Analizada
una de las causas que pueden dificultar la integración de la
ciudadanía musulmana, y que dijimos partía del
empeño gubernamental por oficializar a un único interlocutor,
la segunda rémora que debe apuntarse no es otra que el insuficiente
desarrollo del Acuerdo de 1992 firmado entre el Estado y la Comisión
Islámica de España (CIE).
Ya sea por
falta de voluntad política o bien porque su contenido carece del
necesario anclaje competencial para dar respuesta unitaria a las
demandas religiosas de los musulmanes, lo cierto es que los derechos
contemplados –cuyo ámbito aplicativo sólo beneficia a las
comunidades de la CIE– no siempre se han garantizado
convenientemente.
Hablamos de
la Seguridad Social de los imames, de la reserva de parcelas en los
cementerios y en el suelo urbano (edificación de oratorios y
mezquitas), de algunas exenciones fiscales similares a las de la
Iglesia, de la asistencia religiosa en prisiones y hospitales, de la
enseñanza en las escuelas, de la correcta comercialización de los
productos halal, etc.
La tercera
rémora que dificulta la integración radica, a mi juicio, en el
modelo estatal de política religiosa. No existen mecanismos de
participación de las Comunidades Autónomas en la toma de decisiones
que inciden en el Acuerdo de 1992.
Esto, que
puede ser dable para los Acuerdos suscritos con la Santa Sede, no lo
es para los firmados con las minorías, pues carecen de personalidad
jurídica internacional y su estructura difiere sustancialmente de la
de la Iglesia.
No se trata
de crear tantos modelos de política religiosa como Autonomías haya
en España, sino en ser capaces de construir un modelo coordinado de
gestión de las demandas confesionales. Y ello porque la libertad
religiosa, en toda su amplitud, es un derecho fundamental inherente
a la dignidad del ser humano, tal como expresó la declaración
Dignitatis humanae (1965) del Concilio Vaticano II. Es, pues,
una libertad que está por encima de las Constituciones y de los
Estatutos.
No obstante, y al hilo del artículo anterior, conviene recordar que
al referirnos al concepto integración –tan socorrido en ámbitos
mediáticos–, aludíamos a la capacidad de acomodar, de una manera
estable y moralmente defendible, el nuevo patrimonio
cultural-religioso de los musulmanes. Repárese en la expresión
«moralmente defendible», porque ahí estriba el reto de la
integración.
En efecto,
cuando se apuesta por una acomodación moralmente defendible, nos
referimos a la necesidad de lograr una convivencia pacífica y
enriquecedora. Para ello, es imprescindible respetar lo que el
filósofo Bikhu Parekh da en llamar operative public values,
que son los valores que permean las leyes y las conductas cívicas de
nuestra sociedad.
No cabe
duda que muchos de esos valores operantes en la “plaza pública”
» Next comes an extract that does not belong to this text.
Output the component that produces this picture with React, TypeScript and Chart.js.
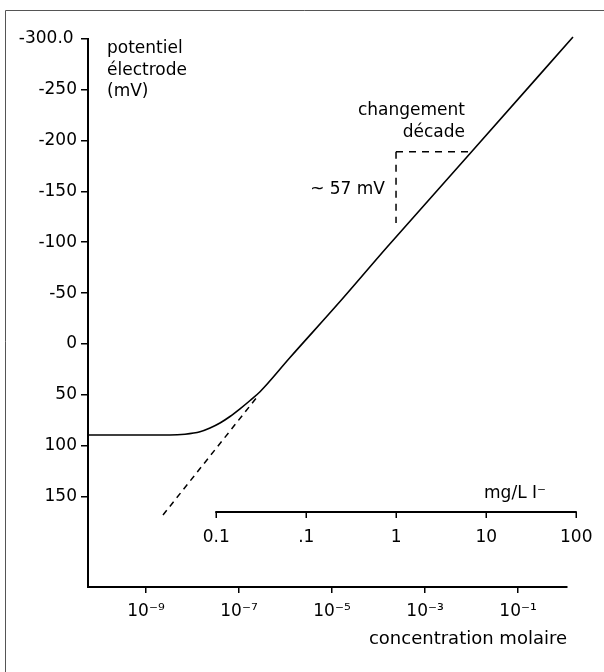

sorben de la herencia cristiana, la cual viene permeando la cultura
pública que nos es común. Pero dicho esto, hay que preguntarse hacia
dónde van esos valores, no sólo los del humanismo laico, sino
también los propios de otras tradiciones religiosas.
El reciente
encuentro en Londres de líderes musulmanes moderados provinentes de
toda Europa fue, sin duda, un buen síntoma, extensible a la jornada
de puertas abiertas de las mezquitas de Cataluña. Un aliciente
también para el resto de la sociedad, que debe reconocer tales
gestos. Al fin y al cabo, la integración requiere de actitudes
positivas y firmes que, sin renunciar a los valores públicos
operativos, permitan una búsqueda compartida del bien común.